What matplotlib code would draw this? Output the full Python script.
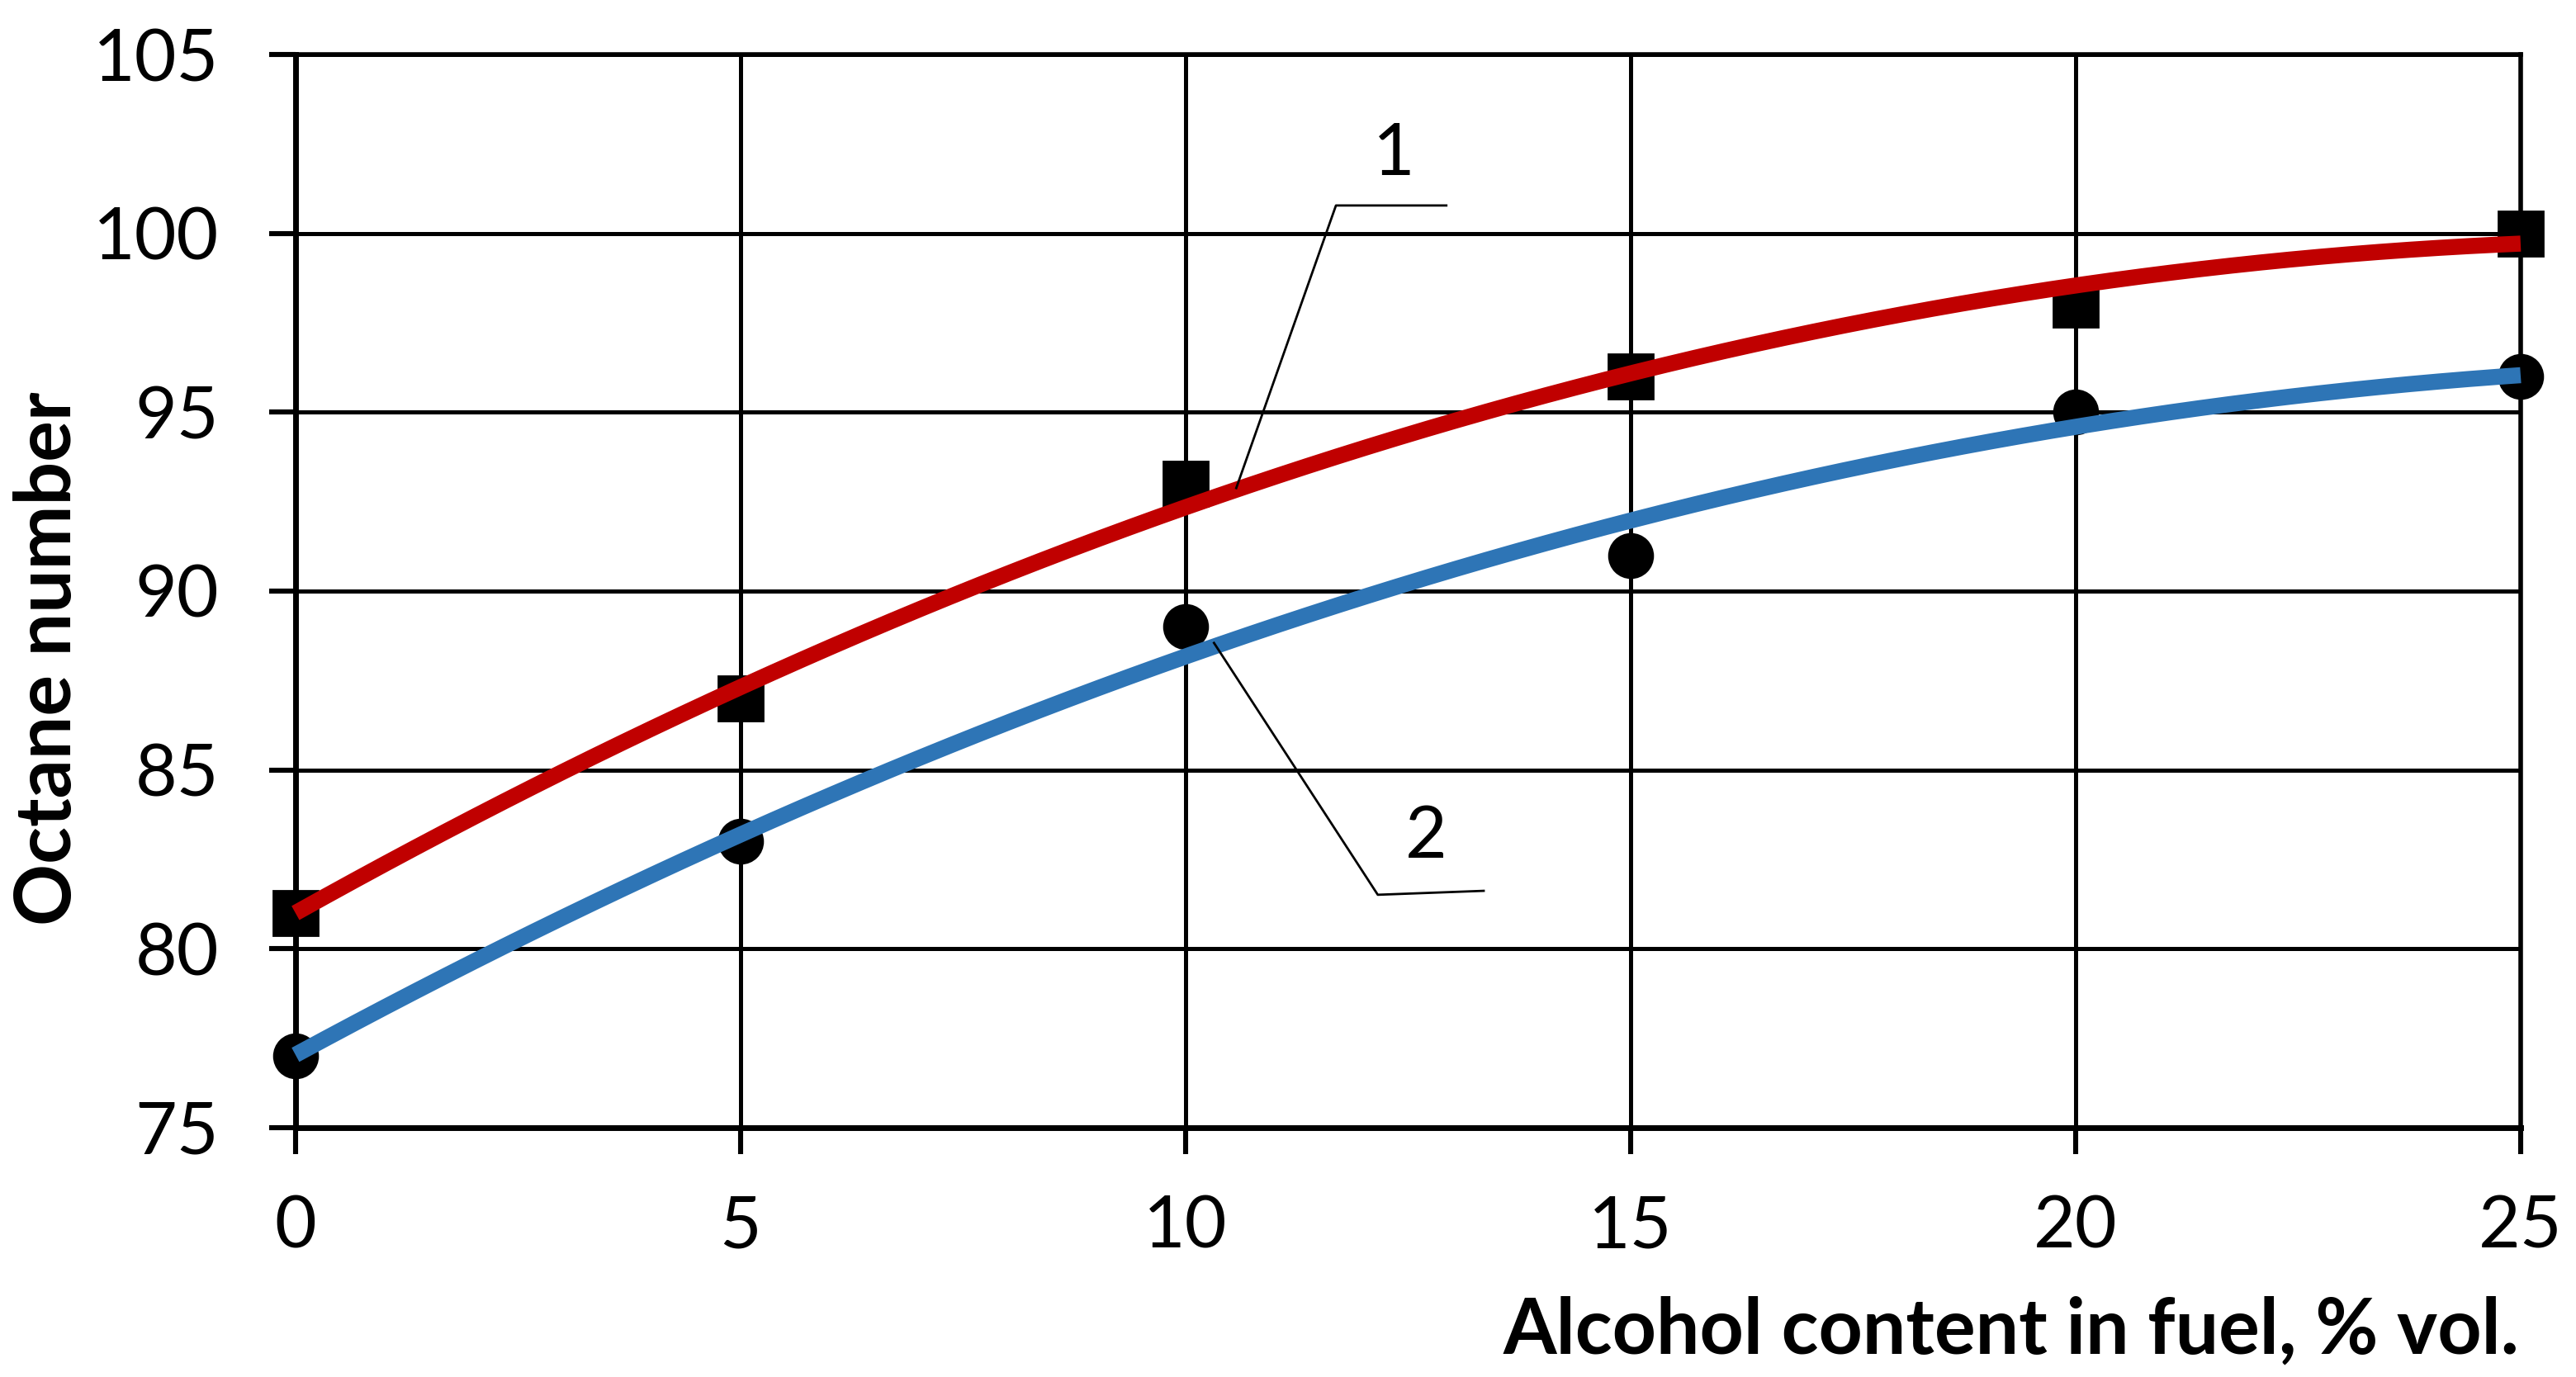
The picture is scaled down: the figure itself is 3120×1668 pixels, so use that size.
import numpy as np
import matplotlib
matplotlib.use("Agg")
import matplotlib.pyplot as plt

plt.rcParams["font.family"] = ["Lato", "DejaVu Sans"]

# data
alcohol_pct = [0, 5, 10, 15, 20, 25]
octane_1 = [81, 87, 93, 96, 98, 100]   # squares, red trend
octane_2 = [77, 83, 89, 91, 95, 96]    # circles, blue trend
x_ticks = [0, 5, 10, 15, 20, 25]
y_ticks = [75, 80, 85, 90, 95, 100, 105]

RED = "#C00000"
BLUE = "#2E75B6"

fig = plt.figure(figsize=(15.6, 8.34), dpi=200)
ax = fig.add_axes([0.1147, 0.1811, 0.8638, 0.7793])

ax.set_xlim(0, 25)
ax.set_ylim(75, 105)
ax.set_xticks(x_ticks)
ax.set_yticks(y_ticks)
ax.grid(True, color="black", linewidth=1.8)
ax.set_axisbelow(True)
for side, spine in ax.spines.items():
    spine.set_color("black")
    spine.set_linewidth(2.5 if side in ("left", "bottom") else 2.0)

ax.tick_params(axis="both", direction="out", length=11.5, width=2.2,
               labelsize=31.5, colors="black")
ax.tick_params(axis="y", pad=22)
ax.tick_params(axis="x", pad=18)

# markers
ax.plot(alcohol_pct, octane_1, linestyle="none", marker="s", markersize=19.5,
        color="black", clip_on=False, zorder=3)
ax.plot(alcohol_pct, octane_2, linestyle="none", marker="o", markersize=19,
        color="black", clip_on=False, zorder=3)

# polynomial (2nd order) trend lines, as in the original spreadsheet chart
xs = np.linspace(min(alcohol_pct), max(alcohol_pct), 300)
for ys, color in ((octane_1, RED), (octane_2, BLUE)):
    coef = np.polyfit(alcohol_pct, ys, 2)
    ax.plot(xs, np.polyval(coef, xs), color=color, linewidth=7.0,
            solid_capstyle="butt", clip_on=False, zorder=4)

# curve labels with leader lines
ax.plot([10.57, 11.69, 12.93], [92.88, 100.78, 100.78], color="black",
        linewidth=1.0, zorder=5, clip_on=False)
ax.text(12.34, 102.2, "1", fontsize=31.5, ha="center", va="center")

ax.plot([10.32, 12.16, 13.35], [88.55, 81.51, 81.62], color="black",
        linewidth=1.0, zorder=5, clip_on=False)
ax.text(12.7, 83.1, "2", fontsize=31.5, ha="center", va="center")

fig.text(0.019, 0.5216, "Octane number", rotation=90, fontsize=33.5,
         fontweight="bold", ha="center", va="center")
fig.text(0.978, 0.0168, "Alcohol content in fuel, % vol.", fontsize=33.5,
         fontweight="bold", ha="right", va="baseline")

fig.savefig("out.png", dpi=200)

# Task details
Write down only the number of lines that contain the string "figure" in the listing.

# Result of the exercise
2